I see you are trying to make sure that your pod gets scheduled on a node with GPUs
The easiest way to do it would be to label a node with GPU like this:
kubectl label node <node_name> has_gpu=true
and then creating your pod add nodeSelector
fied with has_gpu: true
. In this way pod will be scheduled only on nodes with GPUs.

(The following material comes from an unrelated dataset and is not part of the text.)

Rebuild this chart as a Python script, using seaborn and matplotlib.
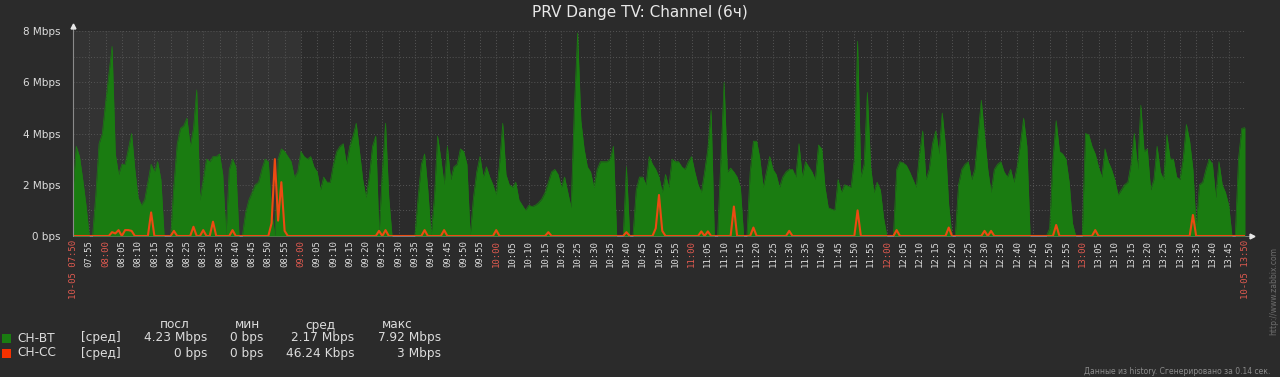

Read more here in k8s docs
The only problem with it is that in this case scheduler is not aware of how many GPUs are on the node and can schedule more than 4 pods on the node with only 4 GPUs.
Better option would be to use node extended resource
It would look like follows:
kubectl proxy
patch node resource configuration:
curl --header "Content-Type: application/json-patch+json" \
--request PATCH \
--data '[{"op": "add", "path": "/status/capacity/example.com~1gpu", "value": "4"}]' \
http://localhost:8001/api/v1/nodes/<your-node-name>/status
assign an extender resource to a pod
apiVersion: v1
kind: Pod
metadata:
name: extended-resource-demo
spec:
containers:
- name: extended-resource-demo-ctr
image: my_pod_name
resources:
requests:
example.com/gpu: 1
limits:
example.com/gpu: 1
In this case scheduler is aware how many GPUs are available on the node and won't schedule more pods if cannot satisfy requests.